§ **INFORMATION SUPPLIED**
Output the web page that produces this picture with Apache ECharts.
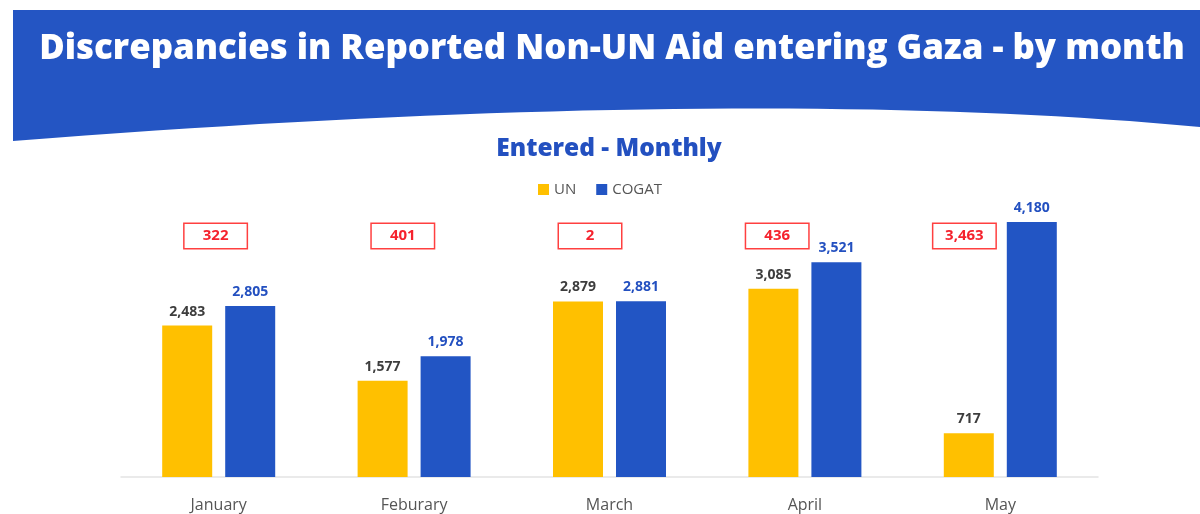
<!DOCTYPE html>
<html>
<head>
<meta charset="utf-8">
<script src="https://cdn.jsdelivr.net/npm/echarts@6/dist/echarts.min.js"></script>
<style>
  html, body { margin: 0; padding: 0; background: #fff; }
  #chart { width: 1200px; height: 514px; }
</style>
</head>
<body>
<div id="chart"></div>
<script>
// 数据
var months = ['January', 'Feburary', 'March', 'April', 'May'];
var unValues = [2483, 1577, 2879, 3085, 717];
var cogatValues = [2805, 1978, 2881, 3521, 4180];
var gapValues = [322, 401, 2, 436, 3463];

function fmt(v) {
    return v.toLocaleString('en-US');
}

// 顶部蓝色横幅（下边缘为弧线）
function bannerPoints() {
    var pts = [[13, 10], [1200, 10]];
    var p0 = [1200, 127], c = [740, 84], p1 = [13, 141];
    for (var i = 0; i <= 40; i++) {
        var t = i / 40, u = 1 - t;
        pts.push([u * u * p0[0] + 2 * u * t * c[0] + t * t * p1[0],
                  u * u * p0[1] + 2 * u * t * c[1] + t * t * p1[1]]);
    }
    return pts;
}

function initEcharts() {
    var myChart = echarts.init(document.getElementById('chart'));
    var font = 'Open Sans';

    var option = {
        backgroundColor: '#fff',
        animation: false,
        graphic: [
            {
                type: 'polygon',
                shape: { points: bannerPoints() },
                style: { fill: '#2455c3' },
                z: 0
            },
            {
                type: 'text',
                x: 612, y: 49,
                style: {
                    text: 'Discrepancies in Reported Non-UN Aid entering Gaza - by month',
                    fill: '#fff',
                    font: '800 34.8px "Open Sans"',
                    align: 'center',
                    verticalAlign: 'middle'
                },
                z: 1
            },
            {
                type: 'text',
                x: 609, y: 149,
                style: {
                    text: 'Entered - Monthly',
                    fill: '#2350c0',
                    font: '800 24.5px "Open Sans"',
                    align: 'center',
                    verticalAlign: 'middle'
                }
            }
        ],
        legend: {
            top: 177,
            left: 'center',
            itemWidth: 11,
            itemHeight: 11,
            itemGap: 20,
            icon: 'rect',
            data: ['UN', 'COGAT'],
            textStyle: { color: '#555', fontSize: 15, fontFamily: font }
        },
        grid: [
            { left: 121, right: 102, top: 172, bottom: 37 },
            { left: 122, right: 142, top: 226, height: 20 }
        ],
        xAxis: [
            {
                type: 'category',
                gridIndex: 0,
                data: months,
                axisLine: { lineStyle: { color: '#e3e3e3', width: 1.5 } },
                axisTick: { show: false },
                axisLabel: { color: '#555', fontSize: 16, fontFamily: font, margin: 20 }
            },
            {
                type: 'category',
                gridIndex: 1,
                data: months,
                show: false
            }
        ],
        yAxis: [
            { type: 'value', gridIndex: 0, min: 0, max: 5000, show: false },
            { type: 'value', gridIndex: 1, min: 0, max: 1, show: false }
        ],
        series: [
            {
                name: 'UN',
                type: 'bar',
                data: unValues,
                barWidth: 50,
                barGap: '26%',
                itemStyle: { color: '#ffc000' },
                label: {
                    show: true,
                    position: 'top',
                    distance: 7,
                    color: '#3d3d3d',
                    fontWeight: 'bold',
                    fontSize: 14,
                    fontFamily: font,
                    formatter: function (p) { return fmt(p.value); }
                }
            },
            {
                name: 'COGAT',
                type: 'bar',
                data: cogatValues,
                barWidth: 50,
                itemStyle: { color: '#2255c4' },
                label: {
                    show: true,
                    position: 'top',
                    distance: 7,
                    color: '#2350c0',
                    fontWeight: 'bold',
                    fontSize: 14,
                    fontFamily: font,
                    formatter: function (p) { return fmt(p.value); }
                }
            },
            {
                name: 'gap',
                type: 'scatter',
                xAxisIndex: 1,
                yAxisIndex: 1,
                symbolSize: 1,
                itemStyle: { color: '#fff', opacity: 1 },
                data: gapValues.map(function (v, i) { return [i, 0.5, v]; }),
                label: {
                    show: true,
                    position: 'inside',
                    formatter: function (p) { return fmt(p.value[2]); },
                    color: '#f5222d',
                    fontWeight: 'bold',
                    fontSize: 15,
                    fontFamily: font,
                    backgroundColor: '#fff',
                    borderColor: '#ff4040',
                    borderWidth: 1.5,
                    width: 62,
                    height: 24,
                    align: 'center',
                    verticalAlign: 'middle',
                    lineHeight: 24
                },
                silent: true
            }
        ]
    };

    myChart.setOption(option);
}

initEcharts();
</script>
</body>
</html>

§ **WHAT IS EXPECTED**
Without including any pictures, reproduce the listing exactly.

§ **RESULT**
Output the web page that produces this picture with Apache ECharts.
<!DOCTYPE html>
<html>
<head>
<meta charset="utf-8">
<script src="https://cdn.jsdelivr.net/npm/echarts@6/dist/echarts.min.js"></script>
<style>
  html, body { margin: 0; padding: 0; background: #fff; }
  #chart { width: 1200px; height: 514px; }
</style>
</head>
<body>
<div id="chart"></div>
<script>
// 数据
var months = ['January', 'Feburary', 'March', 'April', 'May'];
var unValues = [2483, 1577, 2879, 3085, 717];
var cogatValues = [2805, 1978, 2881, 3521, 4180];
var gapValues = [322, 401, 2, 436, 3463];

function fmt(v) {
    return v.toLocaleString('en-US');
}

// 顶部蓝色横幅（下边缘为弧线）
function bannerPoints() {
    var pts = [[13, 10], [1200, 10]];
    var p0 = [1200, 127], c = [740, 84], p1 = [13, 141];
    for (var i = 0; i <= 40; i++) {
        var t = i / 40, u = 1 - t;
        pts.push([u * u * p0[0] + 2 * u * t * c[0] + t * t * p1[0],
                  u * u * p0[1] + 2 * u * t * c[1] + t * t * p1[1]]);
    }
    return pts;
}

function initEcharts() {
    var myChart = echarts.init(document.getElementById('chart'));
    var font = 'Open Sans';

    var option = {
        backgroundColor: '#fff',
        animation: false,
        graphic: [
            {
                type: 'polygon',
                shape: { points: bannerPoints() },
                style: { fill: '#2455c3' },
                z: 0
            },
            {
                type: 'text',
                x: 612, y: 49,
                style: {
                    text: 'Discrepancies in Reported Non-UN Aid entering Gaza - by month',
                    fill: '#fff',
                    font: '800 34.8px "Open Sans"',
                    align: 'center',
                    verticalAlign: 'middle'
                },
                z: 1
            },
            {
                type: 'text',
                x: 609, y: 149,
                style: {
                    text: 'Entered - Monthly',
                    fill: '#2350c0',
                    font: '800 24.5px "Open Sans"',
                    align: 'center',
                    verticalAlign: 'middle'
                }
            }
        ],
        legend: {
            top: 177,
            left: 'center',
            itemWidth: 11,
            itemHeight: 11,
            itemGap: 20,
            icon: 'rect',
            data: ['UN', 'COGAT'],
            textStyle: { color: '#555', fontSize: 15, fontFamily: font }
        },
        grid: [
            { left: 121, right: 102, top: 172, bottom: 37 },
            { left: 122, right: 142, top: 226, height: 20 }
        ],
        xAxis: [
            {
                type: 'category',
                gridIndex: 0,
                data: months,
                axisLine: { lineStyle: { color: '#e3e3e3', width: 1.5 } },
                axisTick: { show: false },
                axisLabel: { color: '#555', fontSize: 16, fontFamily: font, margin: 20 }
            },
            {
                type: 'category',
                gridIndex: 1,
                data: months,
                show: false
            }
        ],
        yAxis: [
            { type: 'value', gridIndex: 0, min: 0, max: 5000, show: false },
            { type: 'value', gridIndex: 1, min: 0, max: 1, show: false }
        ],
        series: [
            {
                name: 'UN',
                type: 'bar',
                data: unValues,
                barWidth: 50,
                barGap: '26%',
                itemStyle: { color: '#ffc000' },
                label: {
                    show: true,
                    position: 'top',
                    distance: 7,
                    color: '#3d3d3d',
                    fontWeight: 'bold',
                    fontSize: 14,
                    fontFamily: font,
                    formatter: function (p) { return fmt(p.value); }
                }
            },
            {
                name: 'COGAT',
                type: 'bar',
                data: cogatValues,
                barWidth: 50,
                itemStyle: { color: '#2255c4' },
                label: {
                    show: true,
                    position: 'top',
                    distance: 7,
                    color: '#2350c0',
                    fontWeight: 'bold',
                    fontSize: 14,
                    fontFamily: font,
                    formatter: function (p) { return fmt(p.value); }
                }
            },
            {
                name: 'gap',
                type: 'scatter',
                xAxisIndex: 1,
                yAxisIndex: 1,
                symbolSize: 1,
                itemStyle: { color: '#fff', opacity: 1 },
                data: gapValues.map(function (v, i) { return [i, 0.5, v]; }),
                label: {
                    show: true,
                    position: 'inside',
                    formatter: function (p) { return fmt(p.value[2]); },
                    color: '#f5222d',
                    fontWeight: 'bold',
                    fontSize: 15,
                    fontFamily: font,
                    backgroundColor: '#fff',
                    borderColor: '#ff4040',
                    borderWidth: 1.5,
                    width: 62,
                    height: 24,
                    align: 'center',
                    verticalAlign: 'middle',
                    lineHeight: 24
                },
                silent: true
            }
        ]
    };

    myChart.setOption(option);
}

initEcharts();
</script>
</body>
</html>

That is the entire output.